┌─ SOURCE EXCERPT
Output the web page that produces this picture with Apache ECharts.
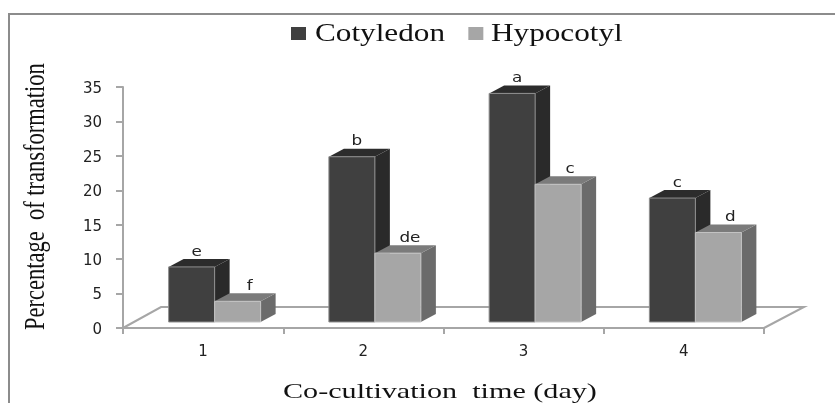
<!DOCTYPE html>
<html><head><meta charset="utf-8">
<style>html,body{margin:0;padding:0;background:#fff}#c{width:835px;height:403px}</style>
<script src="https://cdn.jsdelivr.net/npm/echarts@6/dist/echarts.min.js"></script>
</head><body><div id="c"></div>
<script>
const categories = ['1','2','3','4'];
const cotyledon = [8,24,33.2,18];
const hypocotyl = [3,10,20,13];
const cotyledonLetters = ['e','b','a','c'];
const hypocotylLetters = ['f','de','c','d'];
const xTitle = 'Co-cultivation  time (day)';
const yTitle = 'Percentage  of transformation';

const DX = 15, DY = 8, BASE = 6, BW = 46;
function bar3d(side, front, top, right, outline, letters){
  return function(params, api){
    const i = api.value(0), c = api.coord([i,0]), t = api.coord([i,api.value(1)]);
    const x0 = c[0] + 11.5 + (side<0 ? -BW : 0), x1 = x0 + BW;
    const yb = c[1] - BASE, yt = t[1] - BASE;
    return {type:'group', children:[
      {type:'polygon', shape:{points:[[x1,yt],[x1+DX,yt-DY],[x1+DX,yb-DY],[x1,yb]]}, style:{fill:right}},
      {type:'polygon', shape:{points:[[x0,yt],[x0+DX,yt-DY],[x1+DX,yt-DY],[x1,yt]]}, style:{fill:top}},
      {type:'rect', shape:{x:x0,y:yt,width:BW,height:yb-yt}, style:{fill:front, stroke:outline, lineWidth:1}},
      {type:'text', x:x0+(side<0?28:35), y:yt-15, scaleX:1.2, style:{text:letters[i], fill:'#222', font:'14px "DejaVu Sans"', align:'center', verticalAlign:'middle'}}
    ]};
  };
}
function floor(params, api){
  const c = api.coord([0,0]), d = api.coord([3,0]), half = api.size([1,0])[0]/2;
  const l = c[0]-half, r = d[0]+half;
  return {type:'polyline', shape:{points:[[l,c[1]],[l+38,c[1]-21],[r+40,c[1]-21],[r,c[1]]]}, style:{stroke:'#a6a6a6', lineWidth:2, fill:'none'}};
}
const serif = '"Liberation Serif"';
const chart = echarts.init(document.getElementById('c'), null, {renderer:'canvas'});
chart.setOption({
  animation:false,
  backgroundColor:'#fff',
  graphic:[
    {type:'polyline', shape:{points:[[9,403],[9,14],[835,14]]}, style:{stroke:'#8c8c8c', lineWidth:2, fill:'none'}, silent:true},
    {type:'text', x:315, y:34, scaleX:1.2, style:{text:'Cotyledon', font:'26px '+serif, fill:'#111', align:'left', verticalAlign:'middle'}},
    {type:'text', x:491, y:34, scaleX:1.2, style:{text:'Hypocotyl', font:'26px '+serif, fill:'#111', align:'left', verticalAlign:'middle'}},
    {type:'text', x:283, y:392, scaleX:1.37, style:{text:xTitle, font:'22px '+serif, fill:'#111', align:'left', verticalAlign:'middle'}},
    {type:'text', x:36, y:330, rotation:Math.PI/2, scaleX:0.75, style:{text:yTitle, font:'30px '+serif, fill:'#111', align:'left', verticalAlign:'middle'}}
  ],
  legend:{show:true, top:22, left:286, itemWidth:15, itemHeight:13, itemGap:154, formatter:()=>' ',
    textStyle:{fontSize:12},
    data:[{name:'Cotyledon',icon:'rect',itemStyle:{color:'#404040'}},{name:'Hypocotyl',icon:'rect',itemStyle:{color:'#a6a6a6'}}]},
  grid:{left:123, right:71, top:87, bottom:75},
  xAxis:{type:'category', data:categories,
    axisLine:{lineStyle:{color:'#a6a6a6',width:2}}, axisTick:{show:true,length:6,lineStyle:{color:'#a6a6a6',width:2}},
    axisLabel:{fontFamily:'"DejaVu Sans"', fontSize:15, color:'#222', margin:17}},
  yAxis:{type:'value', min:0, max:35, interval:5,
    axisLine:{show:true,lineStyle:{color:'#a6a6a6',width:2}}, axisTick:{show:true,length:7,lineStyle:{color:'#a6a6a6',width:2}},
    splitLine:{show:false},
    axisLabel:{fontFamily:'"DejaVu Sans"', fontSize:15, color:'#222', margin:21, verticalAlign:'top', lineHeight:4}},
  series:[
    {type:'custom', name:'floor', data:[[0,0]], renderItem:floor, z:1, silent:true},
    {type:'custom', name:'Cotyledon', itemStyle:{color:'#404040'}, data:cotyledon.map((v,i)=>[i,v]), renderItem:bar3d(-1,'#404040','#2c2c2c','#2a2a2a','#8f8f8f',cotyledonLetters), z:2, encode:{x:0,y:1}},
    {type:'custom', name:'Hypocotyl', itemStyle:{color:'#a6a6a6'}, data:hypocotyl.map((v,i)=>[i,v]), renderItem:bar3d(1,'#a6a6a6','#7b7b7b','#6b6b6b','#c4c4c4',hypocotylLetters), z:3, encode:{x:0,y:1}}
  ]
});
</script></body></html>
└─
__PROBLEM DESCRIPTION__: Extract every line of the data exactly; pictures stay out.

__SOLUTION FOR THIS TASK__:
Output the web page that produces this picture with Apache ECharts.
<!DOCTYPE html>
<html><head><meta charset="utf-8">
<style>html,body{margin:0;padding:0;background:#fff}#c{width:835px;height:403px}</style>
<script src="https://cdn.jsdelivr.net/npm/echarts@6/dist/echarts.min.js"></script>
</head><body><div id="c"></div>
<script>
const categories = ['1','2','3','4'];
const cotyledon = [8,24,33.2,18];
const hypocotyl = [3,10,20,13];
const cotyledonLetters = ['e','b','a','c'];
const hypocotylLetters = ['f','de','c','d'];
const xTitle = 'Co-cultivation  time (day)';
const yTitle = 'Percentage  of transformation';

const DX = 15, DY = 8, BASE = 6, BW = 46;
function bar3d(side, front, top, right, outline, letters){
  return function(params, api){
    const i = api.value(0), c = api.coord([i,0]), t = api.coord([i,api.value(1)]);
    const x0 = c[0] + 11.5 + (side<0 ? -BW : 0), x1 = x0 + BW;
    const yb = c[1] - BASE, yt = t[1] - BASE;
    return {type:'group', children:[
      {type:'polygon', shape:{points:[[x1,yt],[x1+DX,yt-DY],[x1+DX,yb-DY],[x1,yb]]}, style:{fill:right}},
      {type:'polygon', shape:{points:[[x0,yt],[x0+DX,yt-DY],[x1+DX,yt-DY],[x1,yt]]}, style:{fill:top}},
      {type:'rect', shape:{x:x0,y:yt,width:BW,height:yb-yt}, style:{fill:front, stroke:outline, lineWidth:1}},
      {type:'text', x:x0+(side<0?28:35), y:yt-15, scaleX:1.2, style:{text:letters[i], fill:'#222', font:'14px "DejaVu Sans"', align:'center', verticalAlign:'middle'}}
    ]};
  };
}
function floor(params, api){
  const c = api.coord([0,0]), d = api.coord([3,0]), half = api.size([1,0])[0]/2;
  const l = c[0]-half, r = d[0]+half;
  return {type:'polyline', shape:{points:[[l,c[1]],[l+38,c[1]-21],[r+40,c[1]-21],[r,c[1]]]}, style:{stroke:'#a6a6a6', lineWidth:2, fill:'none'}};
}
const serif = '"Liberation Serif"';
const chart = echarts.init(document.getElementById('c'), null, {renderer:'canvas'});
chart.setOption({
  animation:false,
  backgroundColor:'#fff',
  graphic:[
    {type:'polyline', shape:{points:[[9,403],[9,14],[835,14]]}, style:{stroke:'#8c8c8c', lineWidth:2, fill:'none'}, silent:true},
    {type:'text', x:315, y:34, scaleX:1.2, style:{text:'Cotyledon', font:'26px '+serif, fill:'#111', align:'left', verticalAlign:'middle'}},
    {type:'text', x:491, y:34, scaleX:1.2, style:{text:'Hypocotyl', font:'26px '+serif, fill:'#111', align:'left', verticalAlign:'middle'}},
    {type:'text', x:283, y:392, scaleX:1.37, style:{text:xTitle, font:'22px '+serif, fill:'#111', align:'left', verticalAlign:'middle'}},
    {type:'text', x:36, y:330, rotation:Math.PI/2, scaleX:0.75, style:{text:yTitle, font:'30px '+serif, fill:'#111', align:'left', verticalAlign:'middle'}}
  ],
  legend:{show:true, top:22, left:286, itemWidth:15, itemHeight:13, itemGap:154, formatter:()=>' ',
    textStyle:{fontSize:12},
    data:[{name:'Cotyledon',icon:'rect',itemStyle:{color:'#404040'}},{name:'Hypocotyl',icon:'rect',itemStyle:{color:'#a6a6a6'}}]},
  grid:{left:123, right:71, top:87, bottom:75},
  xAxis:{type:'category', data:categories,
    axisLine:{lineStyle:{color:'#a6a6a6',width:2}}, axisTick:{show:true,length:6,lineStyle:{color:'#a6a6a6',width:2}},
    axisLabel:{fontFamily:'"DejaVu Sans"', fontSize:15, color:'#222', margin:17}},
  yAxis:{type:'value', min:0, max:35, interval:5,
    axisLine:{show:true,lineStyle:{color:'#a6a6a6',width:2}}, axisTick:{show:true,length:7,lineStyle:{color:'#a6a6a6',width:2}},
    splitLine:{show:false},
    axisLabel:{fontFamily:'"DejaVu Sans"', fontSize:15, color:'#222', margin:21, verticalAlign:'top', lineHeight:4}},
  series:[
    {type:'custom', name:'floor', data:[[0,0]], renderItem:floor, z:1, silent:true},
    {type:'custom', name:'Cotyledon', itemStyle:{color:'#404040'}, data:cotyledon.map((v,i)=>[i,v]), renderItem:bar3d(-1,'#404040','#2c2c2c','#2a2a2a','#8f8f8f',cotyledonLetters), z:2, encode:{x:0,y:1}},
    {type:'custom', name:'Hypocotyl', itemStyle:{color:'#a6a6a6'}, data:hypocotyl.map((v,i)=>[i,v]), renderItem:bar3d(1,'#a6a6a6','#7b7b7b','#6b6b6b','#c4c4c4',hypocotylLetters), z:3, encode:{x:0,y:1}}
  ]
});
</script></body></html>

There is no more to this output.